Task to carry out: Repeat each line of the material below exactly as it appears, minus any pictures.

Recorded information:
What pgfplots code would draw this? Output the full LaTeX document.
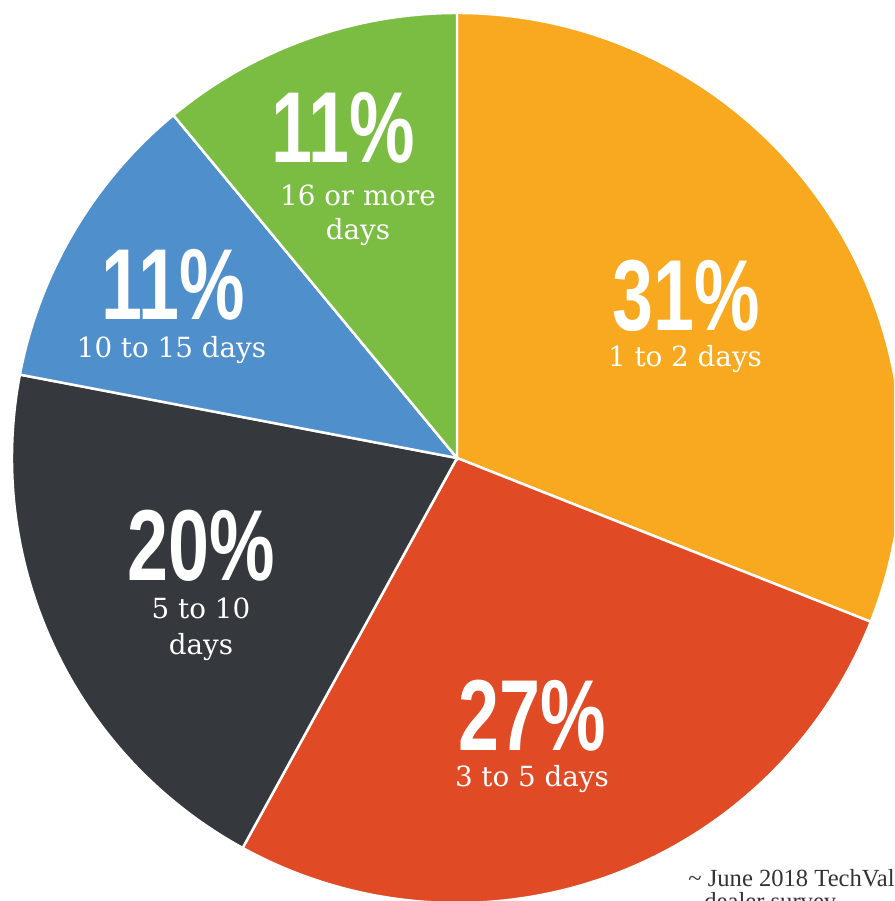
\documentclass[border=0pt]{standalone}
\usepackage{pgfplots}
\pgfplotsset{compat=1.18}
\usepackage{pgfplotstable}
\usepackage{fontspec}
\setmainfont{DejaVu Serif}
\newfontfamily\bigfont{Liberation Sans}
\newfontfamily\notefont{Liberation Serif}
\definecolor{pieorange}{HTML}{F8A91F}
\definecolor{piered}{HTML}{E04B26}
\definecolor{piedark}{HTML}{35383D}
\definecolor{pieblue}{HTML}{4F8FCC}
\definecolor{piegreen}{HTML}{7BBD43}
\definecolor{notegray}{HTML}{333333}
\pgfplotstableread{
pct col
31 pieorange
27 piered
20 piedark
11 pieblue
11 piegreen
}\piedata
\def\piecum{0}
\def\piecmds{}
\pgfplotsforeachungrouped \i in {0,...,4}{%
  \pgfplotstablegetelem{\i}{pct}\of\piedata \let\pv\pgfplotsretval
  \pgfplotstablegetelem{\i}{col}\of\piedata \let\piecol\pgfplotsretval
  \pgfmathsetmacro\sa{90-3.6*\piecum}%
  \pgfmathsetmacro\ea{90-3.6*(\piecum+\pv)}%
  \pgfmathsetmacro\piecum{\piecum+\pv}%
  \edef\piecmds{\unexpanded\expandafter{\piecmds}\noexpand\fill[\piecol, draw=white, line width=0.7pt] (axis cs:0,0) -- (axis cs:{cos(\sa)},{sin(\sa)}) arc[start angle=\sa, end angle=\ea, radius=4.45cm] -- cycle;}%
}
\newcommand\bignum[1]{{\bigfont\bfseries\fontsize{28.7pt}{30pt}\selectfont\scalebox{0.73}[1]{#1}}}
\newcommand\subf{\fontsize{7.9pt}{10.6pt}\selectfont}
\begin{document}
\begin{tikzpicture}
\begin{axis}[
  x=4.45cm, y=4.45cm,
  xmin=-1.02697, xmax=0.98202, ymin=-0.99551, ymax=1.02921,
  hide axis, clip=true, scale only axis,
  every node/.append style={inner sep=0pt, outer sep=0pt},
]
\piecmds
\node[anchor=base, text=white] at (axis cs:0.5146,0.2876) {\bignum{31\%}};
\node[anchor=base, text=white] at (axis cs:0.5124,0.2067) {\subf 1 to 2 days};
\node[anchor=base, text=white] at (axis cs:0.1685,-0.6562) {\bignum{27\%}};
\node[anchor=base, text=white] at (axis cs:0.1685,-0.7393) {\subf 3 to 5 days};
\node[anchor=base, text=white] at (axis cs:-0.5753,-0.2742) {\bignum{20\%}};
\node[anchor=base, text=white] at (axis cs:-0.5753,-0.3596) {\subf 5 to 10};
\node[anchor=base, text=white] at (axis cs:-0.5753,-0.4427) {\subf days};
\node[anchor=base, text=white] at (axis cs:-0.6382,0.3101) {\bignum{11\%}};
\node[anchor=base, text=white] at (axis cs:-0.6416,0.2247) {\subf 10 to 15 days};
\node[anchor=base, text=white] at (axis cs:-0.2562,0.6629) {\bignum{11\%}};
\node[anchor=base, text=white] at (axis cs:-0.2225,0.5685) {\subf 16 or more};
\node[anchor=base, text=white] at (axis cs:-0.2225,0.4899) {\subf days};
\node[anchor=base west, text=notegray] at (axis cs:0.4920,-0.9640) {\notefont\fontsize{7pt}{8pt}\selectfont \textasciitilde{} June 2018 TechValidate};
\node[anchor=base west, text=notegray] at (axis cs:0.5280,-1.0135) {\notefont\fontsize{7pt}{8pt}\selectfont dealer survey};
\end{axis}
\pgfresetboundingbox
\useasboundingbox (current axis.south west) rectangle (current axis.north east);
\end{tikzpicture}
\end{document}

The result:
What pgfplots code would draw this? Output the full LaTeX document.
\documentclass[border=0pt]{standalone}
\usepackage{pgfplots}
\pgfplotsset{compat=1.18}
\usepackage{pgfplotstable}
\usepackage{fontspec}
\setmainfont{DejaVu Serif}
\newfontfamily\bigfont{Liberation Sans}
\newfontfamily\notefont{Liberation Serif}
\definecolor{pieorange}{HTML}{F8A91F}
\definecolor{piered}{HTML}{E04B26}
\definecolor{piedark}{HTML}{35383D}
\definecolor{pieblue}{HTML}{4F8FCC}
\definecolor{piegreen}{HTML}{7BBD43}
\definecolor{notegray}{HTML}{333333}
\pgfplotstableread{
pct col
31 pieorange
27 piered
20 piedark
11 pieblue
11 piegreen
}\piedata
\def\piecum{0}
\def\piecmds{}
\pgfplotsforeachungrouped \i in {0,...,4}{%
  \pgfplotstablegetelem{\i}{pct}\of\piedata \let\pv\pgfplotsretval
  \pgfplotstablegetelem{\i}{col}\of\piedata \let\piecol\pgfplotsretval
  \pgfmathsetmacro\sa{90-3.6*\piecum}%
  \pgfmathsetmacro\ea{90-3.6*(\piecum+\pv)}%
  \pgfmathsetmacro\piecum{\piecum+\pv}%
  \edef\piecmds{\unexpanded\expandafter{\piecmds}\noexpand\fill[\piecol, draw=white, line width=0.7pt] (axis cs:0,0) -- (axis cs:{cos(\sa)},{sin(\sa)}) arc[start angle=\sa, end angle=\ea, radius=4.45cm] -- cycle;}%
}
\newcommand\bignum[1]{{\bigfont\bfseries\fontsize{28.7pt}{30pt}\selectfont\scalebox{0.73}[1]{#1}}}
\newcommand\subf{\fontsize{7.9pt}{10.6pt}\selectfont}
\begin{document}
\begin{tikzpicture}
\begin{axis}[
  x=4.45cm, y=4.45cm,
  xmin=-1.02697, xmax=0.98202, ymin=-0.99551, ymax=1.02921,
  hide axis, clip=true, scale only axis,
  every node/.append style={inner sep=0pt, outer sep=0pt},
]
\piecmds
\node[anchor=base, text=white] at (axis cs:0.5146,0.2876) {\bignum{31\%}};
\node[anchor=base, text=white] at (axis cs:0.5124,0.2067) {\subf 1 to 2 days};
\node[anchor=base, text=white] at (axis cs:0.1685,-0.6562) {\bignum{27\%}};
\node[anchor=base, text=white] at (axis cs:0.1685,-0.7393) {\subf 3 to 5 days};
\node[anchor=base, text=white] at (axis cs:-0.5753,-0.2742) {\bignum{20\%}};
\node[anchor=base, text=white] at (axis cs:-0.5753,-0.3596) {\subf 5 to 10};
\node[anchor=base, text=white] at (axis cs:-0.5753,-0.4427) {\subf days};
\node[anchor=base, text=white] at (axis cs:-0.6382,0.3101) {\bignum{11\%}};
\node[anchor=base, text=white] at (axis cs:-0.6416,0.2247) {\subf 10 to 15 days};
\node[anchor=base, text=white] at (axis cs:-0.2562,0.6629) {\bignum{11\%}};
\node[anchor=base, text=white] at (axis cs:-0.2225,0.5685) {\subf 16 or more};
\node[anchor=base, text=white] at (axis cs:-0.2225,0.4899) {\subf days};
\node[anchor=base west, text=notegray] at (axis cs:0.4920,-0.9640) {\notefont\fontsize{7pt}{8pt}\selectfont \textasciitilde{} June 2018 TechValidate};
\node[anchor=base west, text=notegray] at (axis cs:0.5280,-1.0135) {\notefont\fontsize{7pt}{8pt}\selectfont dealer survey};
\end{axis}
\pgfresetboundingbox
\useasboundingbox (current axis.south west) rectangle (current axis.north east);
\end{tikzpicture}
\end{document}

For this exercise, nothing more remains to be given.